[Aim]:
Track down every line below that holds "this" and copy it.

[Record list]:
◇ ◇ ◇ ◇ ◇

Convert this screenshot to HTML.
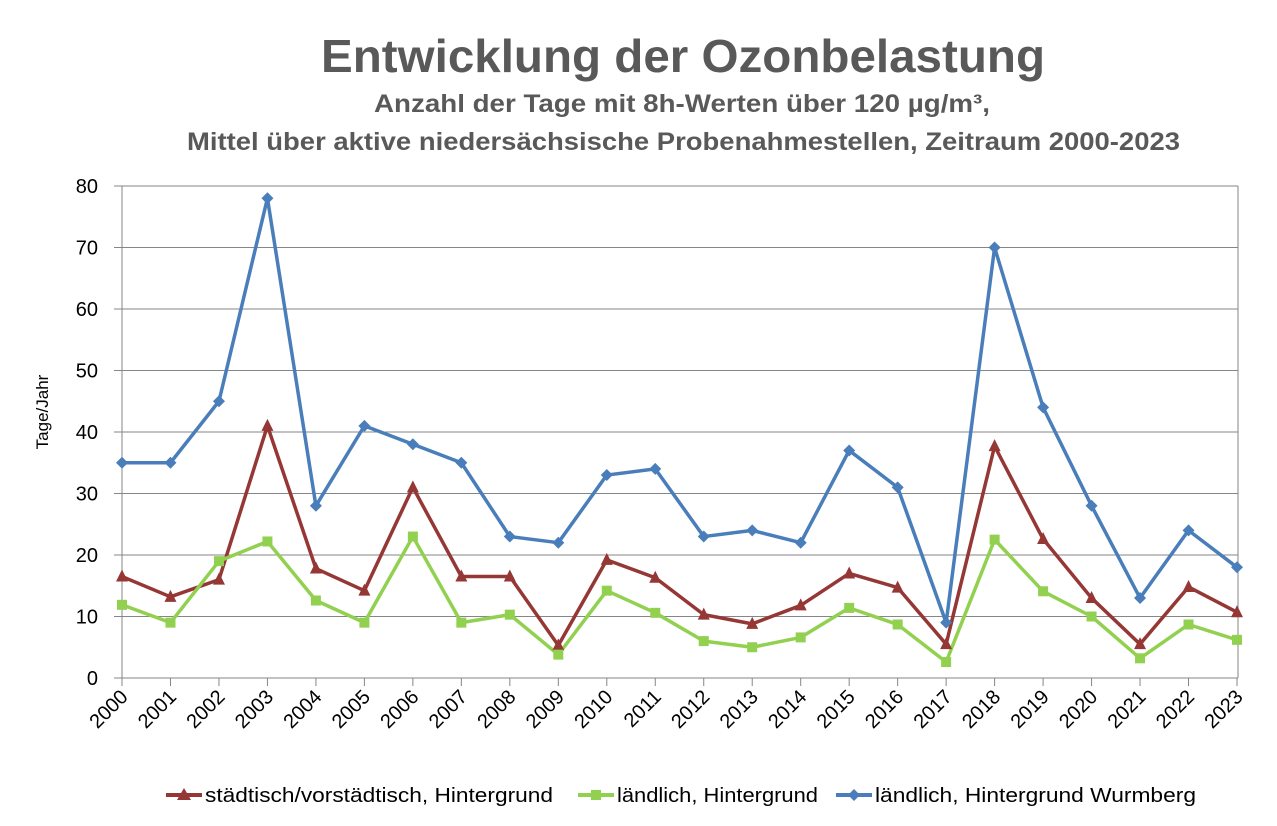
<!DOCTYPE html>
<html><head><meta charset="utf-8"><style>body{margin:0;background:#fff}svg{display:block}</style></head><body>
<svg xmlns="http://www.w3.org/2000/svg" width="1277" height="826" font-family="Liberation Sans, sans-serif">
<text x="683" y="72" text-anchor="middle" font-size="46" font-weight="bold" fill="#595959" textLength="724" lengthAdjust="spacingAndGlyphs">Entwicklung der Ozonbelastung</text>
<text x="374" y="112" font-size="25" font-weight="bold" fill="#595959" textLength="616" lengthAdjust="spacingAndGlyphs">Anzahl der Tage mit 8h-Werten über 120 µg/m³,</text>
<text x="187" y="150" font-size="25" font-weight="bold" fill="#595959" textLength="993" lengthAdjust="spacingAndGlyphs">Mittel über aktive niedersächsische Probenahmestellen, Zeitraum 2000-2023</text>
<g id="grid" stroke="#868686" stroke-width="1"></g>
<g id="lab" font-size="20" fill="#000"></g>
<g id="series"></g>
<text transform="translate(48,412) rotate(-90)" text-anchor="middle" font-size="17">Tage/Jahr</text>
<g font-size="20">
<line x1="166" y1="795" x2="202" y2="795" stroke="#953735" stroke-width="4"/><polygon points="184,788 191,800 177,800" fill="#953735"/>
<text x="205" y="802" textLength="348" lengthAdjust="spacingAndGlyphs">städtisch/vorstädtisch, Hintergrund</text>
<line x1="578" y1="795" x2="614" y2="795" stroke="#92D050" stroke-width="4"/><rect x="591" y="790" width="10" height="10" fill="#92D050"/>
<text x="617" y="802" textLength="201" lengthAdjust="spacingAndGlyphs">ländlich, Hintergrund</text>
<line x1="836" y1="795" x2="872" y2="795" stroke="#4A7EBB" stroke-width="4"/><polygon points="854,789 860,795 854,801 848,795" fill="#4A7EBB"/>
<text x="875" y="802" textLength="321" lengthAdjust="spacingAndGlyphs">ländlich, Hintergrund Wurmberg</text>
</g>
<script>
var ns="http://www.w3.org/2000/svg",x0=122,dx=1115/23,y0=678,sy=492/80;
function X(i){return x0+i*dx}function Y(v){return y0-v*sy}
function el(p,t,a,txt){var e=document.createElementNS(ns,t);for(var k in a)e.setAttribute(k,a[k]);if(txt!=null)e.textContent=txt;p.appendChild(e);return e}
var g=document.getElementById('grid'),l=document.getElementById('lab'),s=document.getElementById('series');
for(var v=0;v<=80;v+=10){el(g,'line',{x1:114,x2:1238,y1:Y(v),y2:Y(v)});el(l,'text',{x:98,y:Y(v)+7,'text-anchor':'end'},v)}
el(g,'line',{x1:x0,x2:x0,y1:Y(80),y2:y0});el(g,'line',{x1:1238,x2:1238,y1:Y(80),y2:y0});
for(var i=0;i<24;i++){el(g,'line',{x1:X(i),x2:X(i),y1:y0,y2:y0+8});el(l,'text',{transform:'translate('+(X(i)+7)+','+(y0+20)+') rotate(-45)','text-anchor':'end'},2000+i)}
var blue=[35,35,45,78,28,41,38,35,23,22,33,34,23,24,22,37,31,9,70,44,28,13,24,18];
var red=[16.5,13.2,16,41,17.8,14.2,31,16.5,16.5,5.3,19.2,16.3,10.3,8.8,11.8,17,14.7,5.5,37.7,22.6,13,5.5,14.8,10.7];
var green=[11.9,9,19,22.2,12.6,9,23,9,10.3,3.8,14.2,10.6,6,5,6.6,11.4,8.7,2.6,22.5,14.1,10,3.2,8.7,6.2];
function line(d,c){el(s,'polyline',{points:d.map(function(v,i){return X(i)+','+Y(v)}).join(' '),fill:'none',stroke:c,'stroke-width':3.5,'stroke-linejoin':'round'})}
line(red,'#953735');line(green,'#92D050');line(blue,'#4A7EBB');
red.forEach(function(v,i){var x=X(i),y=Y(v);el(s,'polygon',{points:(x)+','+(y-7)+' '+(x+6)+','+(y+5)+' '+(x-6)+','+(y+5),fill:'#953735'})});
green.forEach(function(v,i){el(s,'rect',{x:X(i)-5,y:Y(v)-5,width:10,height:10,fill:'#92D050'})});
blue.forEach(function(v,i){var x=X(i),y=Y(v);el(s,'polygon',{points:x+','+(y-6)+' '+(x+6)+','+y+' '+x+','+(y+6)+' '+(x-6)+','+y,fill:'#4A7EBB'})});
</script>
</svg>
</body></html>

◇ ◇ ◇ ◇ ◇

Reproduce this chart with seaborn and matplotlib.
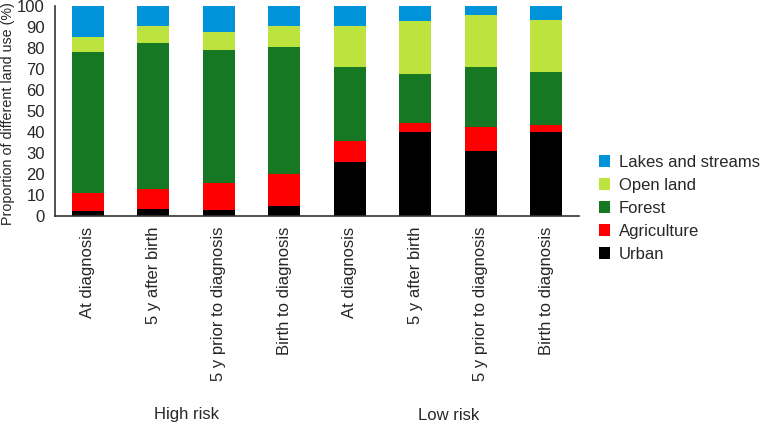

◇ ◇ ◇ ◇ ◇

[Finished exercise]:
Convert this screenshot to HTML.
Reproduce this chart with seaborn and matplotlib.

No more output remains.